Description of the task
Retype every line from the start of the data down to and including the line with "94, 93.3, 93, 92.8, 92.5, 92.2, 92, 91.5, 90]". Skip the pictures.

Material
----------------
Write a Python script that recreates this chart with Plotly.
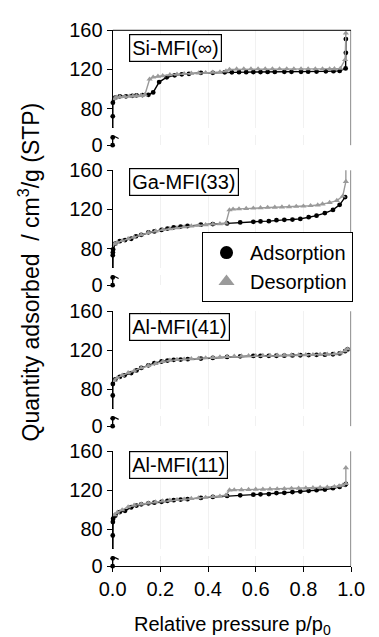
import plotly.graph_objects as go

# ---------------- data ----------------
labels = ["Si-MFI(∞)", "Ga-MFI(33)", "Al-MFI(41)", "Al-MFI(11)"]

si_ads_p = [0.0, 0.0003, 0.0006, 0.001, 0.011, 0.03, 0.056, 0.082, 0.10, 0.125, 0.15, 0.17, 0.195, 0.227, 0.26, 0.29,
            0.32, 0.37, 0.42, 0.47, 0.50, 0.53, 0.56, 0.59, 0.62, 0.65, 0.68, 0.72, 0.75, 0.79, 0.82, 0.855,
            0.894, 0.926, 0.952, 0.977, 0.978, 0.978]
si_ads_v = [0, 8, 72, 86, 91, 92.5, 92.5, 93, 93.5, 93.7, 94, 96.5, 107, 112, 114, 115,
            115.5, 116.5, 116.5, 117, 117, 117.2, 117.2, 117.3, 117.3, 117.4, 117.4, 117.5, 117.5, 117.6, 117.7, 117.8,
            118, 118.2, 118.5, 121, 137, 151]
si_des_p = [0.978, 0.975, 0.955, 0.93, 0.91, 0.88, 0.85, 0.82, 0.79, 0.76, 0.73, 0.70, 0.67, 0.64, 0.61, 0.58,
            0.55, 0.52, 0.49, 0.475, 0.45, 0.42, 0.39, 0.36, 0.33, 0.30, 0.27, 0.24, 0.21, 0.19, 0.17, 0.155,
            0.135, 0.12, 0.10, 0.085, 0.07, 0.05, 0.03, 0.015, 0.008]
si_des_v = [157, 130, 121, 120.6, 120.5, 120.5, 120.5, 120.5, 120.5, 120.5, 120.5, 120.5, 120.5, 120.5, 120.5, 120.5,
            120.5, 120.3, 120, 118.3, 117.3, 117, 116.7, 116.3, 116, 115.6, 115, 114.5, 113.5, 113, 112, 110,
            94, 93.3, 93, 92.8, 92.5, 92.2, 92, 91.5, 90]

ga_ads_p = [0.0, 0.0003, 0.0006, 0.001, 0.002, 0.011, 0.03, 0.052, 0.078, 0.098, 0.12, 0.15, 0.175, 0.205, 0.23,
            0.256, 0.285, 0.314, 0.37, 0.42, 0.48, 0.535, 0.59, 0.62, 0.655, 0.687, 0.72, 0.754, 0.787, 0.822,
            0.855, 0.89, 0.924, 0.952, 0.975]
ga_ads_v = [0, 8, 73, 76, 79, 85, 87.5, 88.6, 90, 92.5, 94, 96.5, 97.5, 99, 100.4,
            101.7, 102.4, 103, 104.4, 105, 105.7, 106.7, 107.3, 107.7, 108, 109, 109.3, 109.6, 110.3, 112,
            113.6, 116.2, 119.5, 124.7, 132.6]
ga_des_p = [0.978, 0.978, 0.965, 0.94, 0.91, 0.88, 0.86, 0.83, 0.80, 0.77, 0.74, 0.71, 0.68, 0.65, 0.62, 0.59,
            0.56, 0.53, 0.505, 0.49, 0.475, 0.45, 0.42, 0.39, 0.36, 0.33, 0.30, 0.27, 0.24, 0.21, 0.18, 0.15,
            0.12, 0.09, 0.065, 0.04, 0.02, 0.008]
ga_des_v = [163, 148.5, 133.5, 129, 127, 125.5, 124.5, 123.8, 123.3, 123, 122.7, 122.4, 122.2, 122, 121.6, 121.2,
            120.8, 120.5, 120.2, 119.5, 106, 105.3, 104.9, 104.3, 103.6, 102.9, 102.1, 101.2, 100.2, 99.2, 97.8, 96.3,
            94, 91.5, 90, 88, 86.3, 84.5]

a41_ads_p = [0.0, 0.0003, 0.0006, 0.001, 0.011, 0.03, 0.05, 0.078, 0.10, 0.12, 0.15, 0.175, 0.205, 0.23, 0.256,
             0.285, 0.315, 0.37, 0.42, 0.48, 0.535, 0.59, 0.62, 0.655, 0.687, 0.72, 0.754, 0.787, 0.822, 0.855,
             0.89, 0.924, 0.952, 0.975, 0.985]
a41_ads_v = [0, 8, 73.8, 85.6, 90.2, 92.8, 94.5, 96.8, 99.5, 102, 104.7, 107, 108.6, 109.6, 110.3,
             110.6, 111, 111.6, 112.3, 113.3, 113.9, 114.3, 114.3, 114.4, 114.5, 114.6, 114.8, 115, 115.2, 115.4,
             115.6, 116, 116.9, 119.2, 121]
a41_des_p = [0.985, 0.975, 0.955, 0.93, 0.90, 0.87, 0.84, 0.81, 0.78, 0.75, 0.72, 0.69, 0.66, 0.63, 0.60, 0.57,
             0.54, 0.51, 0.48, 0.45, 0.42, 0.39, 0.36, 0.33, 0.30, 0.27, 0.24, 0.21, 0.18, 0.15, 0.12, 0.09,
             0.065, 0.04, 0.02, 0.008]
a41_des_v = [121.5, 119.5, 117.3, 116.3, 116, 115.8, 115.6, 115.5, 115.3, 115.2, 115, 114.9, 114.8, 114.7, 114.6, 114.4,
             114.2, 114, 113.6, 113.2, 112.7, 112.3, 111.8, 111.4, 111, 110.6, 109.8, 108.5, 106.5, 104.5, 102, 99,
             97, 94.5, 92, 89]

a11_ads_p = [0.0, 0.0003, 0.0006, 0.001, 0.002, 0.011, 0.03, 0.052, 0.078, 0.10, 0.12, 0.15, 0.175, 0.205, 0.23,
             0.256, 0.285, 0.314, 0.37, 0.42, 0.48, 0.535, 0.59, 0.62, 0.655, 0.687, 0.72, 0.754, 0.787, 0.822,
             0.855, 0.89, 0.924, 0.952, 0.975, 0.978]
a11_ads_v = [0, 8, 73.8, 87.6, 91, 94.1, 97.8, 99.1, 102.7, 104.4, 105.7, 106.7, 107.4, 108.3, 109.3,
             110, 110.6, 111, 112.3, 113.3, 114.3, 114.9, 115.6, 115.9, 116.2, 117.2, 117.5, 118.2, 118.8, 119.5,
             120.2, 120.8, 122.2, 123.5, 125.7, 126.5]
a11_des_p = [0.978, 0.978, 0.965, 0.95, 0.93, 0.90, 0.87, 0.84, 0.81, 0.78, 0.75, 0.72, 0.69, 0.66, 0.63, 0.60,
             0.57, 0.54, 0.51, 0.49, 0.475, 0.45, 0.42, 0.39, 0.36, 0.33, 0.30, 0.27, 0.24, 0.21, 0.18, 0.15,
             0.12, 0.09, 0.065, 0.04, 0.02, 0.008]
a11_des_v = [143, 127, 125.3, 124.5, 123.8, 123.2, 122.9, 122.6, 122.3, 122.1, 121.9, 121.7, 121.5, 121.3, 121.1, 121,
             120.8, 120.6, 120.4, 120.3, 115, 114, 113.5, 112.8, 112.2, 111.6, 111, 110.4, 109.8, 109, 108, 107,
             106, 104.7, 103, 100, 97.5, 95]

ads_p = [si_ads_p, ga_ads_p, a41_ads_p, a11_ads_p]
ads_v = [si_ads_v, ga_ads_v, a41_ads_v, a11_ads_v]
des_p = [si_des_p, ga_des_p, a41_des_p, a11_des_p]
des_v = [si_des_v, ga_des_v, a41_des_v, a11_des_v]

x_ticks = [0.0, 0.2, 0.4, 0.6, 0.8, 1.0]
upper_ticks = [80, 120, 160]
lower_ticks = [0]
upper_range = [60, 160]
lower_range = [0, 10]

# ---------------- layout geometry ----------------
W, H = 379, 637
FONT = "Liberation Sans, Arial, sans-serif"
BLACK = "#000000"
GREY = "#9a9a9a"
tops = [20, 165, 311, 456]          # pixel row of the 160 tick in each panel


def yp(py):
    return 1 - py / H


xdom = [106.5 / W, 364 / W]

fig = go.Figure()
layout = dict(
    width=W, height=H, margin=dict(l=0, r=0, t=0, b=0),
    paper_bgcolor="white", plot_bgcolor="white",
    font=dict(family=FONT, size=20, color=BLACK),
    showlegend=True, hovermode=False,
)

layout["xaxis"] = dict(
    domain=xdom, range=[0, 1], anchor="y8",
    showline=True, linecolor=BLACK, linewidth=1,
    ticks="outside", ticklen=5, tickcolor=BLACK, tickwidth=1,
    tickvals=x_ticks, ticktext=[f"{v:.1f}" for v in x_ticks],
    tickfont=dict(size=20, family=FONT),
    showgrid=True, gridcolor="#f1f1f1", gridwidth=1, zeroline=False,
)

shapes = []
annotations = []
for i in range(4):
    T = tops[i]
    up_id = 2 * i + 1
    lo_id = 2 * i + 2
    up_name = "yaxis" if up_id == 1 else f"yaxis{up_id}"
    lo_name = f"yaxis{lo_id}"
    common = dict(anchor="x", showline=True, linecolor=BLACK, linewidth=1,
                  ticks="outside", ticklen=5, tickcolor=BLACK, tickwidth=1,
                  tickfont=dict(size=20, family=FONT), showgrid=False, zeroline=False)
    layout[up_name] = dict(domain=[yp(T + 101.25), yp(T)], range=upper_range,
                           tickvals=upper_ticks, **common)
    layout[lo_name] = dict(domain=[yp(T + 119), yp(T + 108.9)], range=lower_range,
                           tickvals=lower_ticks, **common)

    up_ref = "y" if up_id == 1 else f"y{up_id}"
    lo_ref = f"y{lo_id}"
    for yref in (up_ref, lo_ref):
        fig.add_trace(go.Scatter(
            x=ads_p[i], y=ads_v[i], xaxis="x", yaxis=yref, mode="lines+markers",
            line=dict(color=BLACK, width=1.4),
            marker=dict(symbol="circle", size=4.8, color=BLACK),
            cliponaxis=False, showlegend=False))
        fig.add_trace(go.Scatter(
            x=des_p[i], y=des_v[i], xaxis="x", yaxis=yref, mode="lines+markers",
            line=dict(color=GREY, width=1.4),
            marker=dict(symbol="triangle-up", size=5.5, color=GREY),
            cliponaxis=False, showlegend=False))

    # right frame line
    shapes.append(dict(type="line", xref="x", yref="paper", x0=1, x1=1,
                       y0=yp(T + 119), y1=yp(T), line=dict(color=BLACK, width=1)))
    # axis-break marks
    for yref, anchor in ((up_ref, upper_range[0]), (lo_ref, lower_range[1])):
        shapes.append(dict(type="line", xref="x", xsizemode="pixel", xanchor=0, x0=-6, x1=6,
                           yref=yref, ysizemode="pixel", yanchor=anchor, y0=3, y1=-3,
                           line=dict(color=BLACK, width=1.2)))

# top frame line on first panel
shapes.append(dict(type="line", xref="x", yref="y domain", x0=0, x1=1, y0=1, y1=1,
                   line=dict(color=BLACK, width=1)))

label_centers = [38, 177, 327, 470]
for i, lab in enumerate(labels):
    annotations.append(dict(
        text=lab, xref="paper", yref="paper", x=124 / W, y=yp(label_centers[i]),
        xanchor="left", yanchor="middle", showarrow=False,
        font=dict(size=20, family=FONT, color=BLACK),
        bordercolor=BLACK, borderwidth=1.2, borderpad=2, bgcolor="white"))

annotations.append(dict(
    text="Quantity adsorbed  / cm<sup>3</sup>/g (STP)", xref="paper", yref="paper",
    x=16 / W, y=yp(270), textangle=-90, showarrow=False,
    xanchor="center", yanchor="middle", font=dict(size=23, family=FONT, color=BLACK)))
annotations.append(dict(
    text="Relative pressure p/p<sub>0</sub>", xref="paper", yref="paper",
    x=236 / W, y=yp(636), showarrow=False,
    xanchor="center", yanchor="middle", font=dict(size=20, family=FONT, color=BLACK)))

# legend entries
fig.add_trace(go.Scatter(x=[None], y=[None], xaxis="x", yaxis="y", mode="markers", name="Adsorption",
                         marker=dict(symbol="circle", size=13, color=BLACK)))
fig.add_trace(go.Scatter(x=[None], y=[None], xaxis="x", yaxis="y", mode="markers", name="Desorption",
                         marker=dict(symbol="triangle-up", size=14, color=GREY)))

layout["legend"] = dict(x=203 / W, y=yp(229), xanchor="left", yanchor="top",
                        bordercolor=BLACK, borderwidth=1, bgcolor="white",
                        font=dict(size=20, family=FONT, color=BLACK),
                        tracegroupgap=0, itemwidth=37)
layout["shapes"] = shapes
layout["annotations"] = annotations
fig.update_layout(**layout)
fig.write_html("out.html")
----------------
Response for this exercise
Write a Python script that recreates this chart with Plotly.
import plotly.graph_objects as go

# ---------------- data ----------------
labels = ["Si-MFI(∞)", "Ga-MFI(33)", "Al-MFI(41)", "Al-MFI(11)"]

si_ads_p = [0.0, 0.0003, 0.0006, 0.001, 0.011, 0.03, 0.056, 0.082, 0.10, 0.125, 0.15, 0.17, 0.195, 0.227, 0.26, 0.29,
            0.32, 0.37, 0.42, 0.47, 0.50, 0.53, 0.56, 0.59, 0.62, 0.65, 0.68, 0.72, 0.75, 0.79, 0.82, 0.855,
            0.894, 0.926, 0.952, 0.977, 0.978, 0.978]
si_ads_v = [0, 8, 72, 86, 91, 92.5, 92.5, 93, 93.5, 93.7, 94, 96.5, 107, 112, 114, 115,
            115.5, 116.5, 116.5, 117, 117, 117.2, 117.2, 117.3, 117.3, 117.4, 117.4, 117.5, 117.5, 117.6, 117.7, 117.8,
            118, 118.2, 118.5, 121, 137, 151]
si_des_p = [0.978, 0.975, 0.955, 0.93, 0.91, 0.88, 0.85, 0.82, 0.79, 0.76, 0.73, 0.70, 0.67, 0.64, 0.61, 0.58,
            0.55, 0.52, 0.49, 0.475, 0.45, 0.42, 0.39, 0.36, 0.33, 0.30, 0.27, 0.24, 0.21, 0.19, 0.17, 0.155,
            0.135, 0.12, 0.10, 0.085, 0.07, 0.05, 0.03, 0.015, 0.008]
si_des_v = [157, 130, 121, 120.6, 120.5, 120.5, 120.5, 120.5, 120.5, 120.5, 120.5, 120.5, 120.5, 120.5, 120.5, 120.5,
            120.5, 120.3, 120, 118.3, 117.3, 117, 116.7, 116.3, 116, 115.6, 115, 114.5, 113.5, 113, 112, 110,
            94, 93.3, 93, 92.8, 92.5, 92.2, 92, 91.5, 90]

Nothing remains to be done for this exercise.